# STATED GOAL
Reproduce the listing below word for word, with no pictures.

# SUPPLIED DATA

====

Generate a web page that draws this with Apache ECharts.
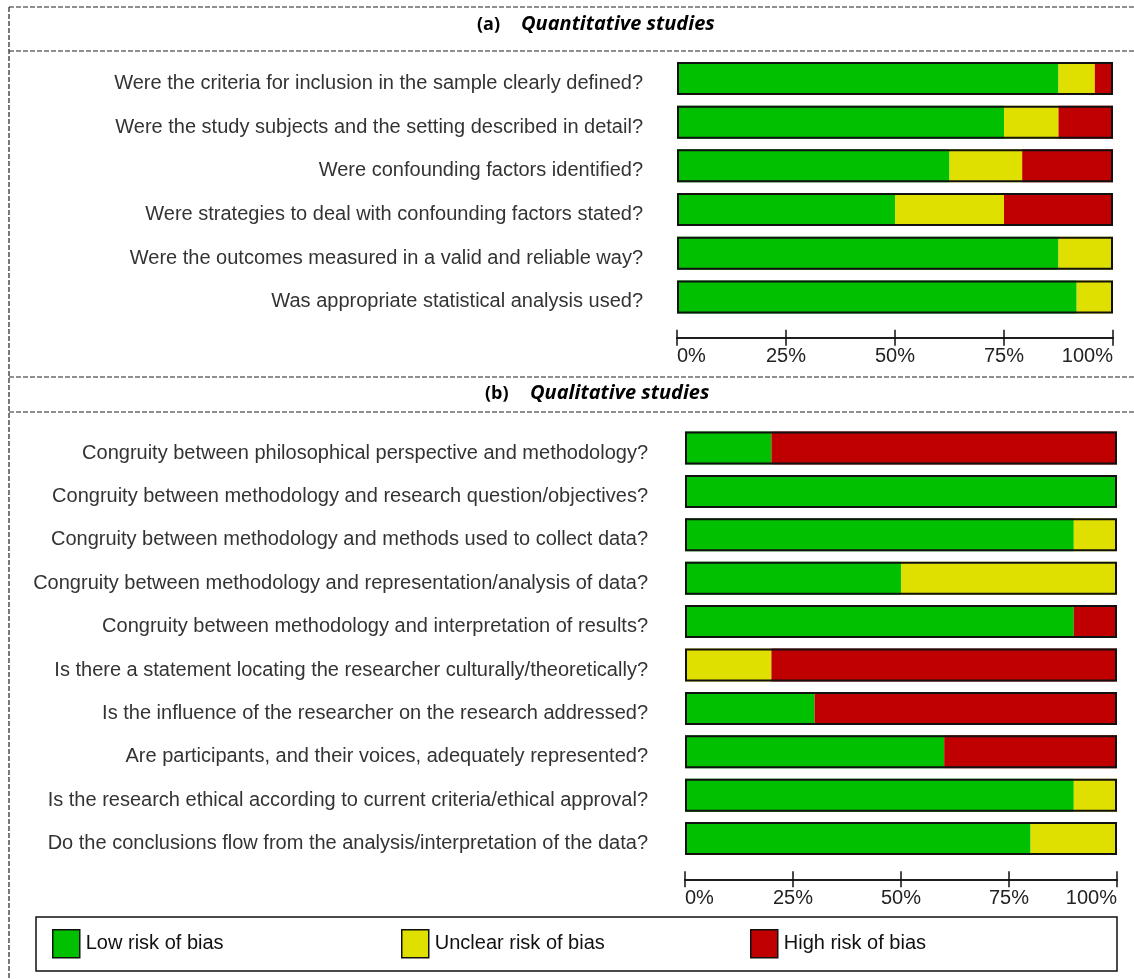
<!DOCTYPE html>
<html>
<head>
<meta charset="utf-8">
<script src="https://cdn.jsdelivr.net/npm/echarts@6/dist/echarts.min.js"></script>
<style>
html,body{margin:0;padding:0;background:#fff;}
#chart{width:1134px;height:979px;}
</style>
</head>
<body>
<div id="chart"></div>
<script>
// ---------- DATA ----------
const seriesNames = ['Low risk of bias', 'Unclear risk of bias', 'High risk of bias'];
const colors = ['#00C000', '#E0E000', '#C00000'];

const quantCategories = [
  'Were the criteria for inclusion in the sample clearly defined?',
  'Were the study subjects and the setting described in detail?',
  'Were confounding factors identified?',
  'Were strategies to deal with confounding factors stated?',
  'Were the outcomes measured in a valid and reliable way?',
  'Was appropriate statistical analysis used?'
];
const quantLow     = [87.5, 75,   62.5,  50, 87.5, 91.67];
const quantUnclear = [8.33, 12.5, 16.67, 25, 12.5, 8.33];
const quantHigh    = [4.17, 12.5, 20.83, 25, 0,    0];

const qualCategories = [
  'Congruity between philosophical perspective and methodology?',
  'Congruity between methodology and research question/objectives?',
  'Congruity between methodology and methods used to collect data?',
  'Congruity between methodology and representation/analysis of data?',
  'Congruity between methodology and interpretation of results?',
  'Is there a statement locating the researcher culturally/theoretically?',
  'Is the influence of the researcher on the research addressed?',
  'Are participants, and their voices, adequately represented?',
  'Is the research ethical according to current criteria/ethical approval?',
  'Do the conclusions flow from the analysis/interpretation of the data?'
];
const qualLow     = [20, 100, 90, 50, 90, 0,  30, 60, 90, 80];
const qualUnclear = [0,  0,   10, 50, 0,  20, 0,  0,  10, 20];
const qualHigh    = [80, 0,   0,  0,  10, 80, 70, 40, 0,  0];

const xTicks = [0, 25, 50, 75, 100];

// ---------- BUILD ----------
const chart = echarts.init(document.getElementById('chart'), null, {renderer: 'canvas'});

const labelFont = {fontFamily: 'Liberation Sans, Arial, sans-serif', fontSize: 20, color: '#333'};

function totals(a, b, c) { return a.map((v, i) => v + b[i] + c[i]); }

function xAxes(gridIndex) {
  const base = {
    type: 'value', gridIndex: gridIndex, min: xTicks[0], max: xTicks[xTicks.length - 1],
    interval: xTicks[1] - xTicks[0], position: 'bottom', offset: 19,
    splitLine: {show: false},
    axisLine: {show: true, lineStyle: {color: '#111', width: 1.5}}
  };
  return [
    Object.assign({}, base, {
      axisTick: {show: true, length: 8, lineStyle: {color: '#111', width: 1.5}},
      axisLabel: Object.assign({}, labelFont, {color: '#222', margin: 9, formatter: '{value}%',
        alignMinLabel: 'left', alignMaxLabel: 'right'})
    }),
    Object.assign({}, base, {
      axisTick: {show: true, inside: true, length: 8, lineStyle: {color: '#111', width: 1.5}},
      axisLabel: {show: false}
    })
  ];
}

function yAxis(gridIndex, cats, margin) {
  return {
    type: 'category', gridIndex: gridIndex, data: cats, inverse: true,
    axisLine: {show: false}, axisTick: {show: false}, splitLine: {show: false},
    axisLabel: Object.assign({}, labelFont, {margin: margin, verticalAlign: 'top', lineHeight: 10})
  };
}

function panelSeries(xIdx, yIdx, low, unclear, high, stackName) {
  const vals = [low, unclear, high];
  const arr = vals.map((d, k) => ({
    name: seriesNames[k], type: 'bar', stack: stackName,
    xAxisIndex: xIdx, yAxisIndex: yIdx, data: d, barWidth: 33,
    itemStyle: {color: colors[k]}, silent: true, animation: false
  }));
  arr.push({
    name: 'outline-' + stackName, type: 'bar', xAxisIndex: xIdx, yAxisIndex: yIdx,
    data: totals(low, unclear, high), barWidth: 33, barGap: '-100%', z: 5,
    itemStyle: {color: 'rgba(0,0,0,0)', borderColor: '#111', borderWidth: 2},
    silent: true, animation: false
  });
  return arr;
}

function dash(x1, y1, x2, y2) {
  return {type: 'line', shape: {x1: x1, y1: y1, x2: x2, y2: y2}, silent: true,
    style: {stroke: '#222', lineWidth: 1.2, lineDash: [5, 2]}};
}

const tagStyle = {fontFamily: 'Open Sans, sans-serif', fontWeight: 'bold', fontSize: 18, color: '#000'};
const headStyle = {fontFamily: 'Open Sans, sans-serif', fontWeight: 'bold', fontStyle: 'italic', fontSize: 20, color: '#000'};

function legendAt(name, left) {
  return {
    data: [name], left: left, top: 929, padding: 0, itemWidth: 27, itemHeight: 28, itemGap: 0,
    icon: 'rect', selectedMode: false,
    itemStyle: {borderColor: '#111', borderWidth: 1.5},
    textStyle: Object.assign({}, labelFont, {color: '#111', padding: [2, 0, 0, 1]})
  };
}

const option = {
  backgroundColor: '#fff',
  animation: false,
  title: [
    {text: '(a)', left: 477, top: 16, padding: 0, textStyle: tagStyle},
    {text: 'Quantitative studies', left: 521, top: 14, padding: 0, textStyle: headStyle},
    {text: '(b)', left: 485, top: 385, padding: 0, textStyle: tagStyle},
    {text: 'Qualitative studies', left: 530, top: 383, padding: 0, textStyle: headStyle}
  ],
  legend: [
    legendAt(seriesNames[0], 52),
    legendAt(seriesNames[1], 401),
    legendAt(seriesNames[2], 750)
  ],
  grid: [
    {left: 677, right: 21, top: 56.6, height: 262.2, containLabel: false},
    {left: 685, right: 17, top: 426.3, height: 434, containLabel: false}
  ],
  xAxis: xAxes(0).concat(xAxes(1)),
  yAxis: [yAxis(0, quantCategories, 34), yAxis(1, qualCategories, 37)],
  series: panelSeries(0, 0, quantLow, quantUnclear, quantHigh, 'a')
    .concat(panelSeries(2, 1, qualLow, qualUnclear, qualHigh, 'b')),
  graphic: [
    dash(9, 7, 1134, 7),
    dash(9, 51, 1134, 51),
    dash(9, 377, 1134, 377),
    dash(9, 412, 1134, 412),
    dash(9, 7, 9, 979),
    {type: 'rect', shape: {x: 36, y: 917, width: 1081, height: 54}, silent: true, z: -1,
      style: {fill: '#fff', stroke: '#111', lineWidth: 1.5}}
  ]
};

chart.setOption(option);
</script>
</body>
</html>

====

# THE SOLUTION
Generate a web page that draws this with Apache ECharts.
<!DOCTYPE html>
<html>
<head>
<meta charset="utf-8">
<script src="https://cdn.jsdelivr.net/npm/echarts@6/dist/echarts.min.js"></script>
<style>
html,body{margin:0;padding:0;background:#fff;}
#chart{width:1134px;height:979px;}
</style>
</head>
<body>
<div id="chart"></div>
<script>
// ---------- DATA ----------
const seriesNames = ['Low risk of bias', 'Unclear risk of bias', 'High risk of bias'];
const colors = ['#00C000', '#E0E000', '#C00000'];

const quantCategories = [
  'Were the criteria for inclusion in the sample clearly defined?',
  'Were the study subjects and the setting described in detail?',
  'Were confounding factors identified?',
  'Were strategies to deal with confounding factors stated?',
  'Were the outcomes measured in a valid and reliable way?',
  'Was appropriate statistical analysis used?'
];
const quantLow     = [87.5, 75,   62.5,  50, 87.5, 91.67];
const quantUnclear = [8.33, 12.5, 16.67, 25, 12.5, 8.33];
const quantHigh    = [4.17, 12.5, 20.83, 25, 0,    0];

const qualCategories = [
  'Congruity between philosophical perspective and methodology?',
  'Congruity between methodology and research question/objectives?',
  'Congruity between methodology and methods used to collect data?',
  'Congruity between methodology and representation/analysis of data?',
  'Congruity between methodology and interpretation of results?',
  'Is there a statement locating the researcher culturally/theoretically?',
  'Is the influence of the researcher on the research addressed?',
  'Are participants, and their voices, adequately represented?',
  'Is the research ethical according to current criteria/ethical approval?',
  'Do the conclusions flow from the analysis/interpretation of the data?'
];
const qualLow     = [20, 100, 90, 50, 90, 0,  30, 60, 90, 80];
const qualUnclear = [0,  0,   10, 50, 0,  20, 0,  0,  10, 20];
const qualHigh    = [80, 0,   0,  0,  10, 80, 70, 40, 0,  0];

const xTicks = [0, 25, 50, 75, 100];

// ---------- BUILD ----------
const chart = echarts.init(document.getElementById('chart'), null, {renderer: 'canvas'});

const labelFont = {fontFamily: 'Liberation Sans, Arial, sans-serif', fontSize: 20, color: '#333'};

function totals(a, b, c) { return a.map((v, i) => v + b[i] + c[i]); }

function xAxes(gridIndex) {
  const base = {
    type: 'value', gridIndex: gridIndex, min: xTicks[0], max: xTicks[xTicks.length - 1],
    interval: xTicks[1] - xTicks[0], position: 'bottom', offset: 19,
    splitLine: {show: false},
    axisLine: {show: true, lineStyle: {color: '#111', width: 1.5}}
  };
  return [
    Object.assign({}, base, {
      axisTick: {show: true, length: 8, lineStyle: {color: '#111', width: 1.5}},
      axisLabel: Object.assign({}, labelFont, {color: '#222', margin: 9, formatter: '{value}%',
        alignMinLabel: 'left', alignMaxLabel: 'right'})
    }),
    Object.assign({}, base, {
      axisTick: {show: true, inside: true, length: 8, lineStyle: {color: '#111', width: 1.5}},
      axisLabel: {show: false}
    })
  ];
}

function yAxis(gridIndex, cats, margin) {
  return {
    type: 'category', gridIndex: gridIndex, data: cats, inverse: true,
    axisLine: {show: false}, axisTick: {show: false}, splitLine: {show: false},
    axisLabel: Object.assign({}, labelFont, {margin: margin, verticalAlign: 'top', lineHeight: 10})
  };
}

function panelSeries(xIdx, yIdx, low, unclear, high, stackName) {
  const vals = [low, unclear, high];
  const arr = vals.map((d, k) => ({
    name: seriesNames[k], type: 'bar', stack: stackName,
    xAxisIndex: xIdx, yAxisIndex: yIdx, data: d, barWidth: 33,
    itemStyle: {color: colors[k]}, silent: true, animation: false
  }));
  arr.push({
    name: 'outline-' + stackName, type: 'bar', xAxisIndex: xIdx, yAxisIndex: yIdx,
    data: totals(low, unclear, high), barWidth: 33, barGap: '-100%', z: 5,
    itemStyle: {color: 'rgba(0,0,0,0)', borderColor: '#111', borderWidth: 2},
    silent: true, animation: false
  });
  return arr;
}

function dash(x1, y1, x2, y2) {
  return {type: 'line', shape: {x1: x1, y1: y1, x2: x2, y2: y2}, silent: true,
    style: {stroke: '#222', lineWidth: 1.2, lineDash: [5, 2]}};
}

const tagStyle = {fontFamily: 'Open Sans, sans-serif', fontWeight: 'bold', fontSize: 18, color: '#000'};
const headStyle = {fontFamily: 'Open Sans, sans-serif', fontWeight: 'bold', fontStyle: 'italic', fontSize: 20, color: '#000'};

function legendAt(name, left) {
  return {
    data: [name], left: left, top: 929, padding: 0, itemWidth: 27, itemHeight: 28, itemGap: 0,
    icon: 'rect', selectedMode: false,
    itemStyle: {borderColor: '#111', borderWidth: 1.5},
    textStyle: Object.assign({}, labelFont, {color: '#111', padding: [2, 0, 0, 1]})
  };
}

const option = {
  backgroundColor: '#fff',
  animation: false,
  title: [
    {text: '(a)', left: 477, top: 16, padding: 0, textStyle: tagStyle},
    {text: 'Quantitative studies', left: 521, top: 14, padding: 0, textStyle: headStyle},
    {text: '(b)', left: 485, top: 385, padding: 0, textStyle: tagStyle},
    {text: 'Qualitative studies', left: 530, top: 383, padding: 0, textStyle: headStyle}
  ],
  legend: [
    legendAt(seriesNames[0], 52),
    legendAt(seriesNames[1], 401),
    legendAt(seriesNames[2], 750)
  ],
  grid: [
    {left: 677, right: 21, top: 56.6, height: 262.2, containLabel: false},
    {left: 685, right: 17, top: 426.3, height: 434, containLabel: false}
  ],
  xAxis: xAxes(0).concat(xAxes(1)),
  yAxis: [yAxis(0, quantCategories, 34), yAxis(1, qualCategories, 37)],
  series: panelSeries(0, 0, quantLow, quantUnclear, quantHigh, 'a')
    .concat(panelSeries(2, 1, qualLow, qualUnclear, qualHigh, 'b')),
  graphic: [
    dash(9, 7, 1134, 7),
    dash(9, 51, 1134, 51),
    dash(9, 377, 1134, 377),
    dash(9, 412, 1134, 412),
    dash(9, 7, 9, 979),
    {type: 'rect', shape: {x: 36, y: 917, width: 1081, height: 54}, silent: true, z: -1,
      style: {fill: '#fff', stroke: '#111', lineWidth: 1.5}}
  ]
};

chart.setOption(option);
</script>
</body>
</html>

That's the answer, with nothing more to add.